-------- GIVEN INFORMATION --------

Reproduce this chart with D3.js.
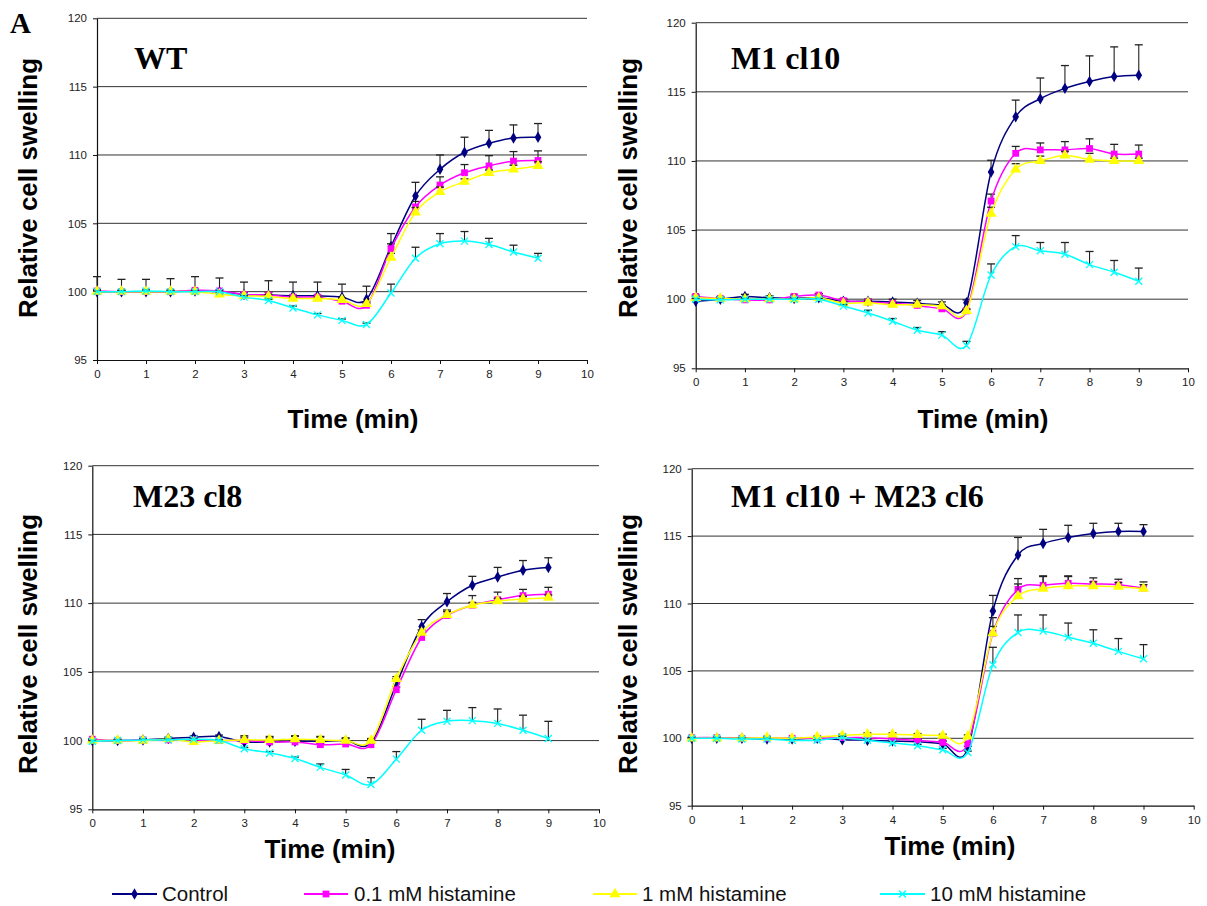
<!DOCTYPE html>
<html>
<head>
<meta charset="utf-8">
<script src="https://cdn.jsdelivr.net/npm/d3@7"></script>
<style>
  html, body { margin: 0; padding: 0; background: #fff; }
  svg { display: block; }
</style>
</head>
<body>
<svg id="chart" width="1207" height="906"></svg>
<script>
// ---------------- DATA ----------------
const times = [0, 0.5, 1, 1.5, 2, 2.5, 3, 3.5, 4, 4.5, 5, 5.5, 6, 6.5, 7, 7.5, 8, 8.5, 9];
const seriesNames = ["Control", "0.1 mM histamine", "1 mM histamine", "10 mM histamine"];
const panelTitles = ["WT", "M1 cl10", "M23 cl8", "M1 cl10 + M23 cl6"];
const xTickValues = [0, 1, 2, 3, 4, 5, 6, 7, 8, 9, 10];
const yTickValues = [95, 100, 105, 110, 115, 120];
const yAxisTitle = "Relative cell swelling";
const xAxisTitle = "Time (min)";
const figureLetter = "A";

// WT
const wtControl    = [100.0,100.0,100.0,100.0,100.05,100.0,99.8,99.75,99.7,99.7,99.6,99.45,103.3,107.0,108.95,110.2,110.85,111.25,111.3];
const wtControlErr = [1.1,0.9,0.9,0.95,1.05,1.0,0.9,1.05,1.0,1.0,0.95,0.95,0.95,1.0,1.05,1.1,0.95,0.95,1.0];
const wtHis01      = [100.05,100.0,100.0,100.0,100.1,100.05,99.8,99.75,99.6,99.6,99.3,99.0,103.15,106.2,107.8,108.7,109.2,109.55,109.6];
const wtHis01Err   = [0.1,0.1,0.1,0.1,0.1,0.1,0.15,0.2,0.15,0.15,0.2,0.15,0.35,0.4,0.6,0.6,0.75,0.7,0.7];
const wtHis1       = [100.0,100.0,100.0,100.0,100.0,99.8,99.7,99.65,99.5,99.5,99.4,99.1,102.5,105.8,107.3,108.05,108.7,108.95,109.2];
const wtHis1Err    = [0.1,0.1,0.1,0.1,0.1,0.1,0.1,0.15,0.1,0.1,0.15,0.15,0.3,0.35,0.35,0.2,0.2,0.3,0.3];
const wtHis10      = [100.0,100.0,100.05,100.0,100.0,100.0,99.6,99.35,98.8,98.3,97.9,97.6,99.9,102.45,103.5,103.7,103.45,102.9,102.45];
const wtHis10Err   = [0.05,0.05,0.05,0.05,0.05,0.05,0.1,0.1,0.15,0.1,0.1,0.1,0.65,0.8,0.75,0.7,0.45,0.5,0.35];

// M1 cl10
const m1Control    = [99.85,100.0,100.2,100.1,100.05,100.1,99.85,99.85,99.8,99.7,99.6,99.75,109.2,113.2,114.5,115.25,115.75,116.1,116.2];
const m1ControlErr = [0.2,0.15,0.15,0.15,0.15,0.3,0.15,0.15,0.2,0.2,0.2,0.2,0.85,1.2,1.5,1.65,1.85,2.15,2.2];
const m1His01      = [100.2,100.05,99.95,99.95,100.2,100.3,99.9,99.8,99.7,99.55,99.3,99.15,107.1,110.55,110.8,110.8,110.9,110.5,110.5];
const m1His01Err   = [0.1,0.1,0.1,0.1,0.1,0.1,0.1,0.1,0.1,0.1,0.1,0.15,0.5,0.5,0.5,0.6,0.7,0.7,0.65];
const m1His1       = [100.1,100.05,100.0,100.0,100.0,100.1,99.7,99.75,99.6,99.6,99.5,99.15,106.2,109.4,110.0,110.4,110.1,110.0,110.0];
const m1His1Err    = [0.1,0.1,0.1,0.1,0.1,0.1,0.1,0.1,0.1,0.1,0.1,0.1,0.45,0.4,0.35,0.3,0.45,0.2,0.2];
const m1His10      = [100.0,99.95,100.0,100.0,100.0,100.0,99.5,99.0,98.4,97.75,97.4,96.65,101.75,103.8,103.5,103.25,102.5,101.95,101.3];
const m1His10Err   = [0.05,0.05,0.05,0.05,0.05,0.05,0.1,0.2,0.2,0.2,0.25,0.3,0.8,0.8,0.6,0.85,0.95,0.85,0.95];

// M23 cl8
const m23Control    = [100.0,100.0,100.05,100.15,100.25,100.3,99.9,99.9,99.95,99.95,100.0,99.85,104.1,108.3,110.1,111.3,111.9,112.4,112.6];
const m23ControlErr = [0.1,0.1,0.1,0.1,0.1,0.1,0.45,0.4,0.4,0.35,0.2,0.3,0.4,0.5,0.6,0.65,0.7,0.7,0.7];
const m23His01      = [100.1,100.0,100.05,100.05,100.05,100.0,100.0,99.9,99.9,99.7,99.75,99.7,103.7,107.5,109.1,109.85,110.25,110.55,110.65];
const m23His01Err   = [0.05,0.05,0.05,0.05,0.05,0.05,0.1,0.1,0.1,0.1,0.1,0.1,0.2,0.3,0.4,0.7,0.55,0.45,0.5];
const m23His1       = [100.0,100.0,100.0,100.1,99.9,100.0,100.05,100.05,100.1,100.05,100.0,100.0,104.5,107.85,109.15,109.85,110.15,110.3,110.4];
const m23His1Err    = [0.05,0.05,0.05,0.05,0.05,0.05,0.2,0.15,0.2,0.2,0.15,0.1,0.15,0.2,0.25,0.2,0.2,0.2,0.2];
const m23His10      = [99.95,100.0,100.05,100.05,100.1,100.0,99.4,99.1,98.7,98.05,97.5,96.8,98.65,100.75,101.4,101.45,101.25,100.75,100.15];
const m23His10Err   = [0.05,0.05,0.05,0.05,0.05,0.05,0.1,0.1,0.1,0.25,0.4,0.5,0.55,0.8,0.8,0.95,1.05,1.1,1.25];

// M1 cl10 + M23 cl6
const dblControl    = [100.0,100.0,100.0,99.95,99.95,100.0,99.9,99.85,99.8,99.75,99.6,99.25,109.45,113.6,114.45,114.9,115.2,115.35,115.35];
const dblControlErr = [0.05,0.05,0.05,0.05,0.05,0.05,0.1,0.1,0.1,0.15,0.2,0.15,1.15,1.3,1.05,0.9,0.75,0.6,0.5];
const dblHis01      = [100.05,100.05,100.0,100.0,100.0,100.0,100.05,100.05,99.95,99.85,99.7,99.6,107.8,111.05,111.35,111.5,111.45,111.4,111.15];
const dblHis01Err   = [0.05,0.05,0.05,0.05,0.05,0.05,0.1,0.1,0.1,0.1,0.1,0.1,1.15,0.8,0.7,0.55,0.45,0.4,0.45];
const dblHis1       = [100.0,100.0,100.0,100.05,100.0,100.1,100.2,100.3,100.3,100.25,100.2,100.15,107.8,110.55,111.1,111.3,111.3,111.25,111.1];
const dblHis1Err    = [0.05,0.05,0.05,0.05,0.05,0.05,0.1,0.1,0.1,0.1,0.1,0.1,0.5,0.9,0.9,0.7,0.3,0.3,0.3];
const dblHis10      = [100.0,100.0,99.95,99.95,99.85,99.85,100.05,99.85,99.65,99.45,99.15,98.95,105.45,107.85,107.95,107.5,107.05,106.45,105.9];
const dblHis10Err   = [0.05,0.05,0.05,0.05,0.05,0.05,0.1,0.1,0.1,0.1,0.1,0.1,1.3,1.3,1.2,1.05,1.0,0.95,1.05];

// ---------------- STYLE / LAYOUT ----------------
const seriesColors = ["#000080", "#FF00FF", "#FFFF00", "#00FFFF"];
const seriesMarkers = ["diamond", "square", "triangle", "x"];

const panelData = [
  [[wtControl, wtControlErr], [wtHis01, wtHis01Err], [wtHis1, wtHis1Err], [wtHis10, wtHis10Err]],
  [[m1Control, m1ControlErr], [m1His01, m1His01Err], [m1His1, m1His1Err], [m1His10, m1His10Err]],
  [[m23Control, m23ControlErr], [m23His01, m23His01Err], [m23His1, m23His1Err], [m23His10, m23His10Err]],
  [[dblControl, dblControlErr], [dblHis01, dblHis01Err], [dblHis1, dblHis1Err], [dblHis10, dblHis10Err]]
];

const layouts = [
  {x0: 97,    x1: 587,    yTop: 18.3,  yBot: 360,   titleX: 134, titleY: 69,  yTitleX: 37,  yTitleCY: 188, xTitleCX: 353, xTitleY: 428},
  {x0: 695.7, x1: 1188,   yTop: 22.7,  yBot: 368.3, titleX: 731, titleY: 69,  yTitleX: 637, yTitleCY: 188, xTitleCX: 983, xTitleY: 428},
  {x0: 92.3,  x1: 599,    yTop: 465.7, yBot: 809.3, titleX: 133, titleY: 507, yTitleX: 37,  yTitleCY: 644, xTitleCX: 330, xTitleY: 858},
  {x0: 691.7, x1: 1193.7, yTop: 468.7, yBot: 805.7, titleX: 731, titleY: 507, yTitleX: 637, yTitleCY: 644, xTitleCX: 950, xTitleY: 855}
];

const svg = d3.select("#chart");

function markerPath(type) {
  if (type === "diamond") return d3.symbol().type(d3.symbolDiamond).size(38)();
  if (type === "square") return d3.symbol().type(d3.symbolSquare).size(46)();
  if (type === "triangle") return d3.symbol().type(d3.symbolTriangle).size(52)();
  return "M-3.5,-3.5L3.5,3.5M-3.5,3.5L3.5,-3.5";
}

function drawMarker(g, type, color, x, y) {
  const p = g.append("path").attr("d", markerPath(type)).attr("transform", `translate(${x},${y})`);
  if (type === "x") p.attr("fill", "none").attr("stroke", color).attr("stroke-width", 1.3);
  else p.attr("fill", color).attr("stroke", "none");
}

layouts.forEach((L, pi) => {
  const g = svg.append("g");
  const x = d3.scaleLinear().domain([0, 10]).range([L.x0, L.x1]);
  const y = d3.scaleLinear().domain([95, 120]).range([L.yBot, L.yTop]);

  // gridlines
  g.append("g").selectAll("line").data(yTickValues.filter(v => v > 95)).join("line")
    .attr("x1", L.x0).attr("x2", L.x1)
    .attr("y1", d => y(d)).attr("y2", d => y(d))
    .attr("stroke", "#333").attr("stroke-width", 1);

  // axes
  const xAxis = d3.axisBottom(x).tickValues(xTickValues).tickSize(4).tickSizeOuter(0).tickPadding(6)
    .tickFormat(d3.format("d"));
  const yAxis = d3.axisLeft(y).tickValues(yTickValues).tickSize(4).tickSizeOuter(0).tickPadding(6)
    .tickFormat(d3.format("d"));
  const gx = g.append("g").attr("transform", `translate(0,${L.yBot})`).call(xAxis);
  const gy = g.append("g").attr("transform", `translate(${L.x0},0)`).call(yAxis);
  [gx, gy].forEach(a => {
    a.select(".domain").attr("stroke", "#111").attr("stroke-width", 1.2);
    a.selectAll(".tick line").attr("stroke", "#111");
    a.selectAll(".tick text").attr("fill", "#222")
      .style("font-family", "Liberation Sans, Arial, sans-serif").style("font-size", "11.5px");
  });

  // series
  const line = d3.line().x(d => x(d.t)).y(d => y(d.v)).curve(d3.curveCardinal.tension(0));
  panelData[pi].forEach(([vals, errs], si) => {
    const pts = times.map((t, i) => ({t: t, v: vals[i], e: errs[i]}));
    const sg = g.append("g");
    // error bars (upper)
    pts.forEach(p => {
      const xx = x(p.t), yv = y(p.v), ye = y(p.v + p.e);
      sg.append("line").attr("x1", xx).attr("x2", xx).attr("y1", yv).attr("y2", ye)
        .attr("stroke", "#222").attr("stroke-width", 1.1);
      sg.append("line").attr("x1", xx - 4).attr("x2", xx + 4).attr("y1", ye).attr("y2", ye)
        .attr("stroke", "#222").attr("stroke-width", 1.3);
    });
    sg.append("path").datum(pts).attr("d", line)
      .attr("fill", "none").attr("stroke", seriesColors[si]).attr("stroke-width", 1.5);
    pts.forEach(p => drawMarker(sg, seriesMarkers[si], seriesColors[si], x(p.t), y(p.v)));
  });

  // panel title
  g.append("text").attr("x", L.titleX).attr("y", L.titleY).text(panelTitles[pi])
    .style("font-family", "Liberation Serif, Times New Roman, serif").style("font-weight", "bold")
    .style("font-size", "32px").attr("fill", "#000");

  // y axis title
  g.append("text").attr("transform", `translate(${L.yTitleX},${L.yTitleCY}) rotate(-90)`)
    .attr("text-anchor", "middle").text(yAxisTitle)
    .style("font-family", "Liberation Sans, Arial, sans-serif").style("font-weight", "bold")
    .style("font-size", "26px").attr("fill", "#000");

  // x axis title
  g.append("text").attr("x", L.xTitleCX).attr("y", L.xTitleY).attr("text-anchor", "middle").text(xAxisTitle)
    .style("font-family", "Liberation Sans, Arial, sans-serif").style("font-weight", "bold")
    .style("font-size", "26px").attr("fill", "#000");
});

// figure letter
svg.append("text").attr("x", 10).attr("y", 33).text(figureLetter)
  .style("font-family", "Liberation Serif, Times New Roman, serif").style("font-weight", "bold")
  .style("font-size", "29px").attr("fill", "#000");

// legend
const legendItems = [
  {lx1: 112, lx2: 157, tx: 162},
  {lx1: 304, lx2: 348, tx: 354},
  {lx1: 593, lx2: 637, tx: 642},
  {lx1: 880, lx2: 925, tx: 930}
];
const legY = 894;
legendItems.forEach((it, i) => {
  const lg = svg.append("g");
  lg.append("line").attr("x1", it.lx1).attr("x2", it.lx2).attr("y1", legY).attr("y2", legY)
    .attr("stroke", seriesColors[i]).attr("stroke-width", 1.8);
  drawMarker(lg, seriesMarkers[i], seriesColors[i], (it.lx1 + it.lx2) / 2, legY);
  lg.append("text").attr("x", it.tx).attr("y", legY + 7).text(seriesNames[i])
    .style("font-family", "Liberation Sans, Arial, sans-serif").style("font-size", "20.5px").attr("fill", "#111");
});
</script>
</body>
</html>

--------

■ WRITTEN EXERCISE: Take each line containing the string "chart" and copy it out.

■ ANSWER BELOW:
Reproduce this chart with D3.js.
<svg id="chart" width="1207" height="906"></svg>
const svg = d3.select("#chart");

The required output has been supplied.